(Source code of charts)
————

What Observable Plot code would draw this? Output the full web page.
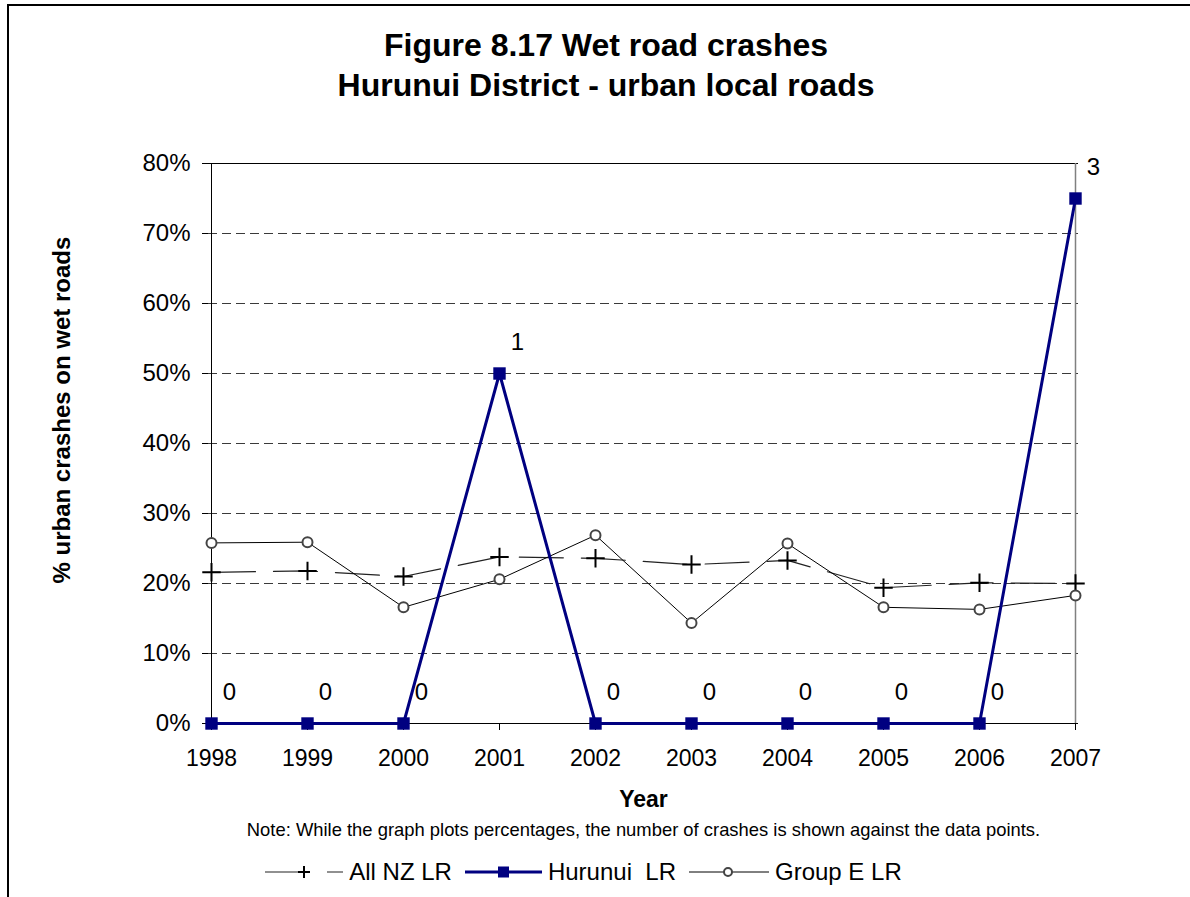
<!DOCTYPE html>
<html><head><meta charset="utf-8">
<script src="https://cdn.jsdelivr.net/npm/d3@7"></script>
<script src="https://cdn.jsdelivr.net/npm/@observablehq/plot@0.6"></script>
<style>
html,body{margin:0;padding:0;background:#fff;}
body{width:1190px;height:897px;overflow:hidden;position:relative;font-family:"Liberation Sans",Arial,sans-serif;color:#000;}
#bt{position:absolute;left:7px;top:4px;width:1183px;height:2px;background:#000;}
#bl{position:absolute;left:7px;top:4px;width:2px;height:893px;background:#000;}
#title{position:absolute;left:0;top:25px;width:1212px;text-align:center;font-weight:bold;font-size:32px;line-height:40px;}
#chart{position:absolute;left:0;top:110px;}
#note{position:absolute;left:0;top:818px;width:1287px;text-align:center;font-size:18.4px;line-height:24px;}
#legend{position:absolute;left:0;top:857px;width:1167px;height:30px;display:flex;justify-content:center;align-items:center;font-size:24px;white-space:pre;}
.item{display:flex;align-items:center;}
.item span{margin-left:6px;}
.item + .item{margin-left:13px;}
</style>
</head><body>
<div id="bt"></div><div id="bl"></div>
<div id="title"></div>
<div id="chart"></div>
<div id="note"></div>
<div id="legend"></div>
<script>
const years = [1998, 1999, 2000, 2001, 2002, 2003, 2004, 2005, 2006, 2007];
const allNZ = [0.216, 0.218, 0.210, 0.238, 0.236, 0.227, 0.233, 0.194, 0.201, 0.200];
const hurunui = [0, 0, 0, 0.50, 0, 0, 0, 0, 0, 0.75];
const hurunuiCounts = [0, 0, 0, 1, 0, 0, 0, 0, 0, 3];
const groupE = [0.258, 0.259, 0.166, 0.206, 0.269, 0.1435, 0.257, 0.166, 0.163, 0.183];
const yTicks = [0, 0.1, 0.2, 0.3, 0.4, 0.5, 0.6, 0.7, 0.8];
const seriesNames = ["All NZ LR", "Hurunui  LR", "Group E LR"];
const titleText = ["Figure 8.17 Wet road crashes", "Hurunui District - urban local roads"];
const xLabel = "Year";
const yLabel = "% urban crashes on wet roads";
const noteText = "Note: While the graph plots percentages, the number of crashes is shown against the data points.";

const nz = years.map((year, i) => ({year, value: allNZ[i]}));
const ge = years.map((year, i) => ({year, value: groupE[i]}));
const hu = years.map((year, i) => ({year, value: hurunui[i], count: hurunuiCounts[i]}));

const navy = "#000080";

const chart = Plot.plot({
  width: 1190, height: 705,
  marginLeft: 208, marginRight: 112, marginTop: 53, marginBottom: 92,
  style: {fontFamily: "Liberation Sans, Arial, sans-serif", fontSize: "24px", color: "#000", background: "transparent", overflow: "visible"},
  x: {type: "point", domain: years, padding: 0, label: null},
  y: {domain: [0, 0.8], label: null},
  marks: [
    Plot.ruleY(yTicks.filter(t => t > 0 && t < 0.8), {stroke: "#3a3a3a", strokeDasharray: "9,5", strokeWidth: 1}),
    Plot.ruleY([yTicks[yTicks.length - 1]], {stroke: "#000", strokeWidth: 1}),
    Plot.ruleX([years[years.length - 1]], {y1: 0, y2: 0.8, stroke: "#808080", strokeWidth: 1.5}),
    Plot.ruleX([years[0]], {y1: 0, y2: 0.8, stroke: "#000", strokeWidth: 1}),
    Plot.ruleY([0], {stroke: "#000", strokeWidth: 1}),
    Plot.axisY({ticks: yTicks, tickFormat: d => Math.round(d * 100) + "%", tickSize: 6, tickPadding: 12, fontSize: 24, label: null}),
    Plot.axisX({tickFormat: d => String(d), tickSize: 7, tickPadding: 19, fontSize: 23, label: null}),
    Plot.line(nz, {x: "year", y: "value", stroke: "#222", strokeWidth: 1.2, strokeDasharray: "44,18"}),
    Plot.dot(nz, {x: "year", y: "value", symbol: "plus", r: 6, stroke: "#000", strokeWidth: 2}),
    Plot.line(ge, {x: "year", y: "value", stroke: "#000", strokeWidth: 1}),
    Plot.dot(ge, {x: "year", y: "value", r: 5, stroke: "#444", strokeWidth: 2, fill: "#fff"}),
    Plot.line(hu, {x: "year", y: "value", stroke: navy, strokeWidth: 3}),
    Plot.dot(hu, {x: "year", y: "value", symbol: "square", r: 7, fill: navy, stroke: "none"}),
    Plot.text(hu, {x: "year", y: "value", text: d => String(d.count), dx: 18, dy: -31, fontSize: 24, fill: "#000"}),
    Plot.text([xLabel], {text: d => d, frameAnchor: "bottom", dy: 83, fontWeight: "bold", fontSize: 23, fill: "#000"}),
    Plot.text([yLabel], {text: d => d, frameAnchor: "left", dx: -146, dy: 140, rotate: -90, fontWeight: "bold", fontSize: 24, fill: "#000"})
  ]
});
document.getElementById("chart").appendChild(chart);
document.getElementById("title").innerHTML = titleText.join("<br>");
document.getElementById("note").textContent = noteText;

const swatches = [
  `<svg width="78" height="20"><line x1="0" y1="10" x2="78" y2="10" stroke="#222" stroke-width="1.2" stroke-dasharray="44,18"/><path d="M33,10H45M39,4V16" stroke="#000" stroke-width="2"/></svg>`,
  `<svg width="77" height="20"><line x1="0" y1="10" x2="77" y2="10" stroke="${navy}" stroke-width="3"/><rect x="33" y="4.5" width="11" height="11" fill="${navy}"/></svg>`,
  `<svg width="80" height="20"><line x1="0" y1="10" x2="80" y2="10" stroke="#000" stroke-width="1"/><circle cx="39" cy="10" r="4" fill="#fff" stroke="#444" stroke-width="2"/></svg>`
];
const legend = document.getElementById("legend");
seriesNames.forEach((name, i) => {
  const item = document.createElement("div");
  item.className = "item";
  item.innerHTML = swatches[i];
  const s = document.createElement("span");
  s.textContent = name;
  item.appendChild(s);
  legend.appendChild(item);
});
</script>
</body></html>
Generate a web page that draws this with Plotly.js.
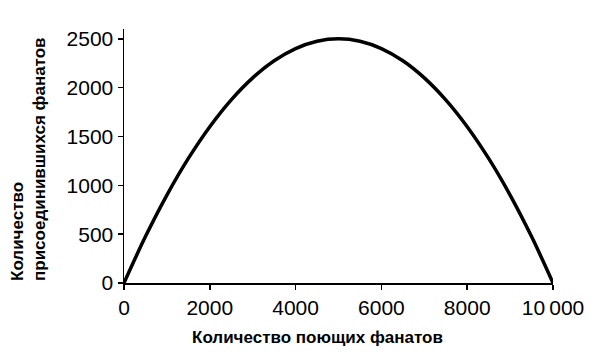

————

Exercise requirements.
Verbatim reproduction of every record is required; images are left out.

Worked answer.
What Observable Plot code would draw this? Output the full web page.
<!DOCTYPE html>
<html><head><meta charset="utf-8">
<script src="https://cdn.jsdelivr.net/npm/d3@7"></script>
<script src="https://cdn.jsdelivr.net/npm/@observablehq/plot@0.6"></script>
<style>
html,body{margin:0;padding:0;background:#fff;}
body{width:1190px;height:897px;overflow:hidden;position:relative;font-family:"Liberation Sans",Arial,sans-serif;color:#000;}
#bt{position:absolute;left:7px;top:4px;width:1183px;height:2px;background:#000;}
#bl{position:absolute;left:7px;top:4px;width:2px;height:893px;background:#000;}
#title{position:absolute;left:0;top:25px;width:1212px;text-align:center;font-weight:bold;font-size:32px;line-height:40px;}
#chart{position:absolute;left:0;top:110px;}
#note{position:absolute;left:0;top:818px;width:1287px;text-align:center;font-size:18.4px;line-height:24px;}
#legend{position:absolute;left:0;top:857px;width:1167px;height:30px;display:flex;justify-content:center;align-items:center;font-size:24px;white-space:pre;}
.item{display:flex;align-items:center;}
.item span{margin-left:6px;}
.item + .item{margin-left:13px;}
</style>
</head><body>
<div id="bt"></div><div id="bl"></div>
<div id="title"></div>
<div id="chart"></div>
<div id="note"></div>
<div id="legend"></div>
<script>
const years = [1998, 1999, 2000, 2001, 2002, 2003, 2004, 2005, 2006, 2007];
const allNZ = [0.216, 0.218, 0.210, 0.238, 0.236, 0.227, 0.233, 0.194, 0.201, 0.200];
const hurunui = [0, 0, 0, 0.50, 0, 0, 0, 0, 0, 0.75];
const hurunuiCounts = [0, 0, 0, 1, 0, 0, 0, 0, 0, 3];
const groupE = [0.258, 0.259, 0.166, 0.206, 0.269, 0.1435, 0.257, 0.166, 0.163, 0.183];
const yTicks = [0, 0.1, 0.2, 0.3, 0.4, 0.5, 0.6, 0.7, 0.8];
const seriesNames = ["All NZ LR", "Hurunui  LR", "Group E LR"];
const titleText = ["Figure 8.17 Wet road crashes", "Hurunui District - urban local roads"];
const xLabel = "Year";
const yLabel = "% urban crashes on wet roads";
const noteText = "Note: While the graph plots percentages, the number of crashes is shown against the data points.";

const nz = years.map((year, i) => ({year, value: allNZ[i]}));
const ge = years.map((year, i) => ({year, value: groupE[i]}));
const hu = years.map((year, i) => ({year, value: hurunui[i], count: hurunuiCounts[i]}));

const navy = "#000080";

const chart = Plot.plot({
  width: 1190, height: 705,
  marginLeft: 208, marginRight: 112, marginTop: 53, marginBottom: 92,
  style: {fontFamily: "Liberation Sans, Arial, sans-serif", fontSize: "24px", color: "#000", background: "transparent", overflow: "visible"},
  x: {type: "point", domain: years, padding: 0, label: null},
  y: {domain: [0, 0.8], label: null},
  marks: [
    Plot.ruleY(yTicks.filter(t => t > 0 && t < 0.8), {stroke: "#3a3a3a", strokeDasharray: "9,5", strokeWidth: 1}),
    Plot.ruleY([yTicks[yTicks.length - 1]], {stroke: "#000", strokeWidth: 1}),
    Plot.ruleX([years[years.length - 1]], {y1: 0, y2: 0.8, stroke: "#808080", strokeWidth: 1.5}),
    Plot.ruleX([years[0]], {y1: 0, y2: 0.8, stroke: "#000", strokeWidth: 1}),
    Plot.ruleY([0], {stroke: "#000", strokeWidth: 1}),
    Plot.axisY({ticks: yTicks, tickFormat: d => Math.round(d * 100) + "%", tickSize: 6, tickPadding: 12, fontSize: 24, label: null}),
    Plot.axisX({tickFormat: d => String(d), tickSize: 7, tickPadding: 19, fontSize: 23, label: null}),
    Plot.line(nz, {x: "year", y: "value", stroke: "#222", strokeWidth: 1.2, strokeDasharray: "44,18"}),
    Plot.dot(nz, {x: "year", y: "value", symbol: "plus", r: 6, stroke: "#000", strokeWidth: 2}),
    Plot.line(ge, {x: "year", y: "value", stroke: "#000", strokeWidth: 1}),
    Plot.dot(ge, {x: "year", y: "value", r: 5, stroke: "#444", strokeWidth: 2, fill: "#fff"}),
    Plot.line(hu, {x: "year", y: "value", stroke: navy, strokeWidth: 3}),
    Plot.dot(hu, {x: "year", y: "value", symbol: "square", r: 7, fill: navy, stroke: "none"}),
    Plot.text(hu, {x: "year", y: "value", text: d => String(d.count), dx: 18, dy: -31, fontSize: 24, fill: "#000"}),
    Plot.text([xLabel], {text: d => d, frameAnchor: "bottom", dy: 83, fontWeight: "bold", fontSize: 23, fill: "#000"}),
    Plot.text([yLabel], {text: d => d, frameAnchor: "left", dx: -146, dy: 140, rotate: -90, fontWeight: "bold", fontSize: 24, fill: "#000"})
  ]
});
document.getElementById("chart").appendChild(chart);
document.getElementById("title").innerHTML = titleText.join("<br>");
document.getElementById("note").textContent = noteText;

const swatches = [
  `<svg width="78" height="20"><line x1="0" y1="10" x2="78" y2="10" stroke="#222" stroke-width="1.2" stroke-dasharray="44,18"/><path d="M33,10H45M39,4V16" stroke="#000" stroke-width="2"/></svg>`,
  `<svg width="77" height="20"><line x1="0" y1="10" x2="77" y2="10" stroke="${navy}" stroke-width="3"/><rect x="33" y="4.5" width="11" height="11" fill="${navy}"/></svg>`,
  `<svg width="80" height="20"><line x1="0" y1="10" x2="80" y2="10" stroke="#000" stroke-width="1"/><circle cx="39" cy="10" r="4" fill="#fff" stroke="#444" stroke-width="2"/></svg>`
];
const legend = document.getElementById("legend");
seriesNames.forEach((name, i) => {
  const item = document.createElement("div");
  item.className = "item";
  item.innerHTML = swatches[i];
  const s = document.createElement("span");
  s.textContent = name;
  item.appendChild(s);
  legend.appendChild(item);
});
</script>
</body></html>
Generate a web page that draws this with Plotly.js.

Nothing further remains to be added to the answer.